Entre as etnias na região, estão muras, mundurukus e gaviões.

"A Funai já havia colhido outros relatos sobre a presença de indígenas isolados na comunidade ribeirinha Jabuti, na margem direita do rio Jatapu, no interflúvio com o rio Uatumã, rio onde ocorreu o avistamento por parte dos integrantes da CPT", afirmou a coordenação de indígenas isolados e de recente contato da Funai, em resposta a questionamentos do MPF.

"Ainda que não haja, até o momento, um registro oficial, não se pode descartar a possibilidade de se tratar de grupo até então desconhecido ou fragmento de grupo em isolamento que tenha migrado da região do Jatapu ou de outro local para a área em período mais recente", disse a coordenação da Funai, para quem é "imprescindível" que ocorram atividades para confirmação do grupo.

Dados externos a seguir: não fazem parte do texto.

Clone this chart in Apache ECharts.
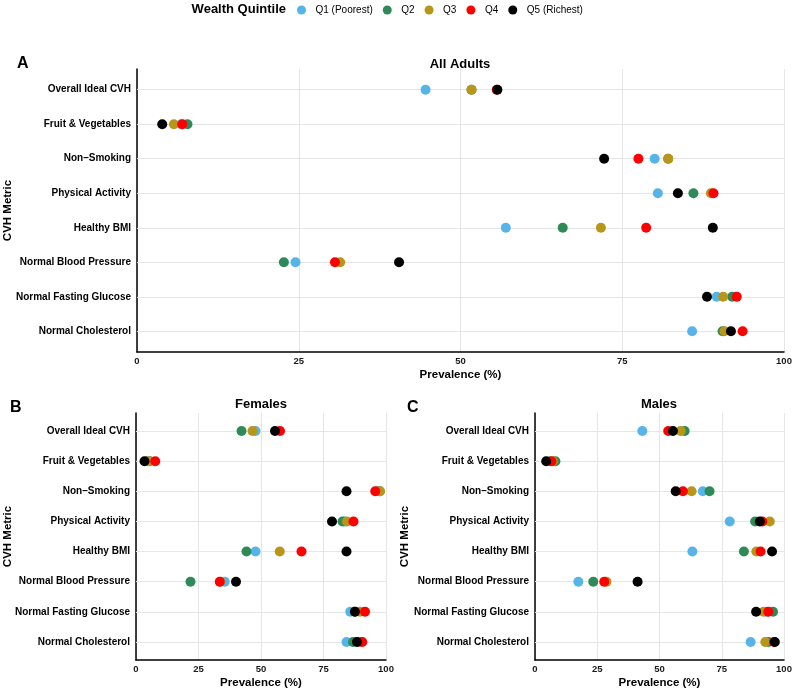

Segundo o MPF, essa busca deve provocar adequações no processo de licenciamento. Qualquer extração mineral na região só deve ocorrer se houver garantia de que não existirão danos a povos isolados, conforme a Funai.

A CPT disse à Funai que existem sete aldeias em Silves, com 235 famílias; duas em Itapiranga, com 14 famílias; e uma família de indígenas isolados "avistada de forma surpreendente na floresta próximo a um dos blocos de gás em processo de exploração pela Eneva", como consta em documento do MPF.

O procurador da República Fernando Merloto Soave, na petição enviada à Justiça, disse que o local explorado pela Eneva se sobrepõe a uma área de ribeirinhos e extrativistas, que querem criar uma reserva de desenvolvimento sustentável, a uma área de pesca com acordo homologado junto ao Ibama e também à Terra Indígena Gavião Real, em processo de demarcação junto à Funai.

O MPF pediu a suspensão imediata de todos os processos de licenciamento ambiental em curso no órgão do Amazonas, a suspensão da exploração de poços de gás e petróleo onde há sobreposição com comunidades tradicionais e a transferência do licenciamento ao Ibama.

A manifestação da Procuradoria se deu no curso de uma ação movida pela Aspac (Associação de Silves pela Preservação Ambiental e Cultural) e por representantes de indígenas muras. Segundo a ação, o licenciamento foi feito sem estudos de impacto ambiental e sem consulta a comunidades indígenas e quilombolas.

Em maio de 2023, no curso da ação, a Justiça Federal no Amazonas suspendeu liminarmente as licenças concedidas pelo Ipaam no Campo Azulão. A Eneva ingressou com recurso contra a decisão, que foi acatado pelo TRF (Tribunal Regional Federal) da 1ª Região, garantindo a validade das licenças.